Moist cake with sweet, tangy, homemade raspberry jam and fruity olive oil flavour. One of the cakes that's easy to make, despite its fancy looks. Keeps great at room temperature and is freezer-friendly.
Add both ingredients to a pan and cook on medium-high heat for more or less 10 minutes, until the jam thickens. Leave to cook completely while you proceed with the other steps. The jam will thicken more as it cools.
Add all ingredients into a bowl and mix thoroughly with a spoon. Set aside.
Wet Ingredients
Using the paddle hook, whisk eggs and erythritol for a few minutes until you get to the ribbons stage. Grate in lemon zest, leave it for a second.
Meanwhile, squeeze the whole lemon into a jar. You'll get around ¼ cup (60 ml). Add in olive oil and mix well with a fork. Set aside.

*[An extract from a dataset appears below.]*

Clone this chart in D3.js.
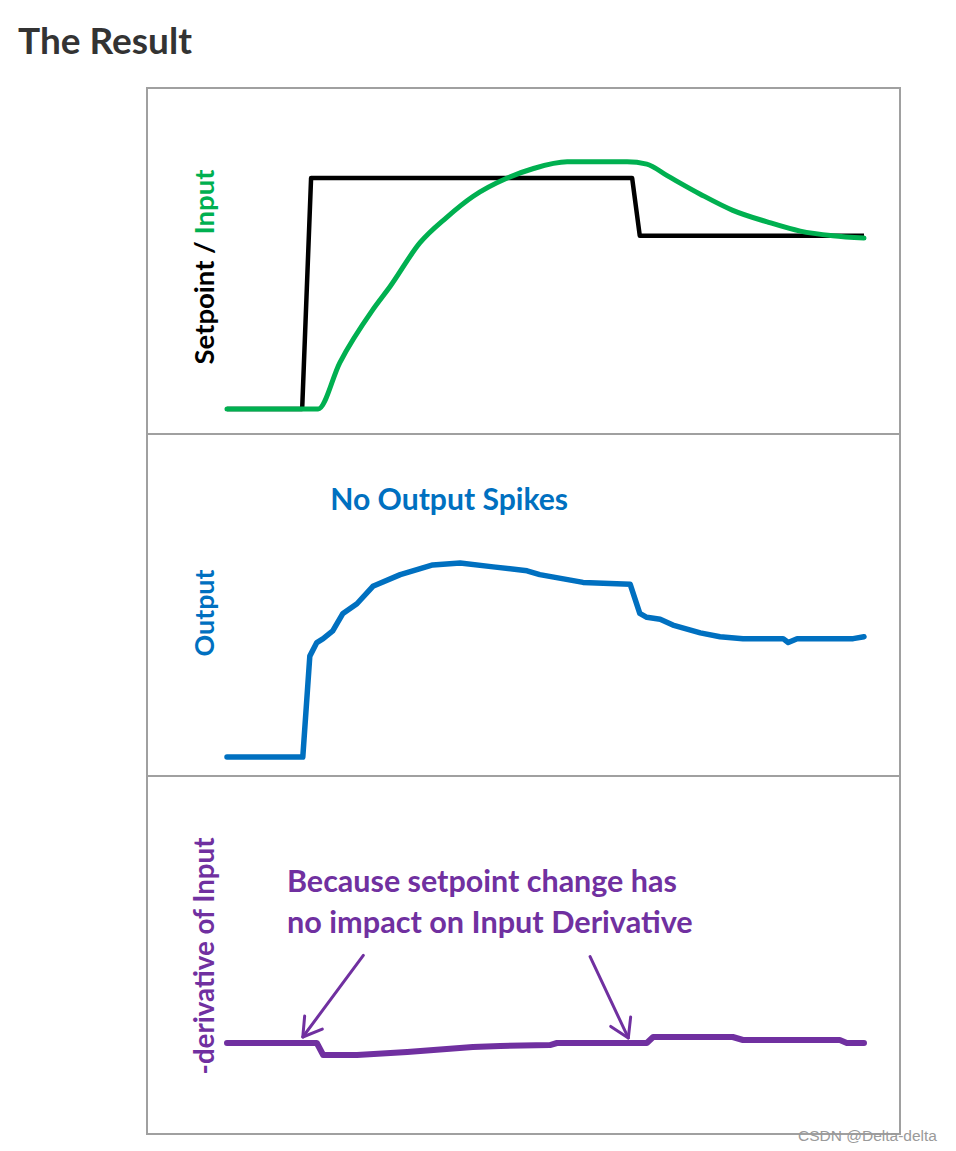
<!DOCTYPE html>
<html><head><meta charset="utf-8">
<script src="https://cdn.jsdelivr.net/npm/d3@7"></script>
<style>
html,body{margin:0;padding:0;background:#fff;}
svg{display:block;}
</style></head>
<body>
<script>
// ---- data (time 0..100, arbitrary value units) ----
const setpointT = [0, 11.8, 13.2, 63.6, 64.8, 100];
const setpointV = [0, 0, 1, 1, 0.75, 0.75];

const inputT = [0, 14.3, 17.7, 22.9, 25.6, 30.3, 34.5, 38.6, 44.0, 48.0, 53.4, 62.8, 65.9, 69.1, 74.3, 79.4, 84.8, 90.0, 95.1, 100];
const inputV = [0, 0, 0.20, 0.43, 0.53, 0.72, 0.83, 0.92, 1.00, 1.04, 1.07, 1.07, 1.06, 1.01, 0.93, 0.86, 0.81, 0.77, 0.75, 0.74];

const outputT = [0, 11.9, 13.0, 14.1, 15.1, 16.6, 18.2, 20.4, 22.9, 27.2, 32.3, 36.6, 41.8, 47.1, 49.1, 55.9, 63.3, 64.8, 65.9, 68.0, 70.0, 74.3, 77.4, 81.0, 87.3, 88.1, 89.5, 98.3, 100];
const outputV = [0, 0, 0.52, 0.59, 0.61, 0.65, 0.74, 0.79, 0.88, 0.94, 0.99, 1.00, 0.98, 0.96, 0.94, 0.90, 0.89, 0.74, 0.72, 0.71, 0.68, 0.64, 0.62, 0.61, 0.61, 0.59, 0.61, 0.61, 0.62];

const derivT = [0, 14.1, 15.1, 20.4, 28.3, 38.6, 42.9, 50.7, 51.8, 65.9, 66.9, 79.4, 81.0, 96.2, 97.3, 100];
const derivV = [0, 0, -1, -1, -0.75, -0.33, -0.25, -0.17, 0, 0, 0.5, 0.5, 0.25, 0.25, 0, 0];

// annotation arrows (tail -> tip, in panel-3 data units)
const arrowTailT = [21.4, 57.0];
const arrowTailV = [7.3, 7.2];
const arrowTipT  = [11.9, 63.0];
const arrowTipV  = [0.5, 0.42];

const panelLabels = ["Setpoint / Input", "Output", "-derivative of Input"];
const noteOutput = "No Output Spikes";
const noteDeriv = ["Because setpoint change has", "no impact on Input Derivative"];

// ---- layout ----
const W = 956, H = 1151;
const svg = d3.select("body").append("svg").attr("width", W).attr("height", H);
const FONT = "Lato, 'Open Sans', sans-serif";

const x = d3.scaleLinear().domain([0, 100]).range([227, 864]);
const y1 = d3.scaleLinear().domain([0, 1]).range([409, 178]);
const y2 = d3.scaleLinear().domain([0, 1]).range([757, 563]);
const y3 = d3.scaleLinear().domain([-1, 1]).range([1055, 1031]);

function fitText(sel, target) {
  const w = sel.node().getComputedTextLength();
  const fs = parseFloat(sel.attr("font-size"));
  sel.attr("font-size", fs * target / w);
}

// title
const title = svg.append("text").attr("x", 18).attr("y", 54)
  .attr("font-family", FONT).attr("font-weight", 700).attr("font-size", 32)
  .attr("fill", "#333").text("The Result");
fitText(title, 174);

// frame
const frame = svg.append("g").attr("fill", "none").attr("stroke", "#a0a0a0").attr("stroke-width", 2);
frame.append("rect").attr("x", 147).attr("y", 88).attr("width", 753).attr("height", 1046);
frame.append("line").attr("x1", 147).attr("x2", 900).attr("y1", 434).attr("y2", 434);
frame.append("line").attr("x1", 147).attr("x2", 900).attr("y1", 776).attr("y2", 776);

function pts(T, V) { return T.map((t, i) => [t, V[i]]); }

// panel 1
svg.append("path").datum(pts(setpointT, setpointV))
  .attr("d", d3.line().x(d => x(d[0])).y(d => y1(d[1])))
  .attr("fill", "none").attr("stroke", "#000").attr("stroke-width", 4.5).attr("stroke-linejoin", "round");
svg.append("path").datum(pts(inputT, inputV))
  .attr("d", d3.line().x(d => x(d[0])).y(d => y1(d[1])).curve(d3.curveMonotoneX))
  .attr("fill", "none").attr("stroke", "#00B050").attr("stroke-width", 5).attr("stroke-linecap", "round").attr("stroke-linejoin", "round");

// panel 2
svg.append("path").datum(pts(outputT, outputV))
  .attr("d", d3.line().x(d => x(d[0])).y(d => y2(d[1])))
  .attr("fill", "none").attr("stroke", "#0070C0").attr("stroke-width", 5.5).attr("stroke-linecap", "round").attr("stroke-linejoin", "round");

// panel 3
svg.append("path").datum(pts(derivT, derivV))
  .attr("d", d3.line().x(d => x(d[0])).y(d => y3(d[1])))
  .attr("fill", "none").attr("stroke", "#7030A0").attr("stroke-width", 6).attr("stroke-linecap", "round").attr("stroke-linejoin", "round");

// arrows
arrowTailT.forEach((t, i) => {
  const x0 = x(t), yy0 = y3(arrowTailV[i]);
  const x1 = x(arrowTipT[i]), yy1 = y3(arrowTipV[i]);
  const ang = Math.atan2(yy1 - yy0, x1 - x0);
  const L = 21, a = 0.55;
  const g = svg.append("g").attr("stroke", "#7030A0").attr("stroke-width", 3).attr("fill", "none").attr("stroke-linecap", "round");
  g.append("line").attr("x1", x0).attr("y1", yy0).attr("x2", x1).attr("y2", yy1);
  g.append("path").attr("d",
    `M${x1 - L * Math.cos(ang - a)},${yy1 - L * Math.sin(ang - a)} L${x1},${yy1} L${x1 - L * Math.cos(ang + a)},${yy1 - L * Math.sin(ang + a)}`)
    .attr("stroke-linejoin", "round");
});

// y labels (rotated)
function vlabel(cx, cy, len, parts) {
  const t = svg.append("text").attr("transform", `translate(${cx},${cy}) rotate(-90)`)
    .attr("text-anchor", "middle").attr("font-family", FONT).attr("font-weight", 700).attr("font-size", 22);
  parts.forEach(p => t.append("tspan").attr("fill", p[1]).text(p[0]));
  fitText(t, len);
  return t;
}
vlabel(214, 267, 195, [["Setpoint / ", "#000"], ["Input", "#00B050"]]);
vlabel(214, 613, 87, [[panelLabels[1], "#0070C0"]]);
vlabel(214, 956, 237, [[panelLabels[2], "#7030A0"]]);

// notes
const n1 = svg.append("text").attr("x", x(16.2)).attr("y", y2(1.273))
  .attr("font-family", FONT).attr("font-weight", 700).attr("font-size", 26)
  .attr("fill", "#0070C0").text(noteOutput);
fitText(n1, 238);

const nb = [892, 933];
noteDeriv.forEach((s, i) => {
  const t = svg.append("text").attr("x", 287).attr("y", nb[i])
    .attr("font-family", FONT).attr("font-weight", 700).attr("font-size", 26)
    .attr("fill", "#7030A0").text(s);
  fitText(t, i === 0 ? 390 : 406);
});

// watermark
svg.append("text").attr("x", 798).attr("y", 1141)
  .attr("font-family", "'Liberation Sans', Arial, sans-serif").attr("font-size", 15.5)
  .attr("fill", "#9a9a9a").text("CSDN @Delta-delta");
</script>
</body></html>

Going back to the standing mixer, now alternate adding in the dry ingredients and olive oil mixture while mixing on the lowest speed. Add ⅓ of dry ingredients, ½ of olive oil mixture and repeat until you finish up with the dry ingredients.
Assemble & Bake
Pour ½ cake batter into the loaf pan, followed by dollops of raspberry jam, more or less ⅓ cup. Pour the rest of batter, and another ⅓ cup of jam. Using a knife, make swirls.
Bake for 60 minutes on lower ⅔ rack until a skewer inserted in the middle comes out clean. Remove from the pan and cool completely before slicing.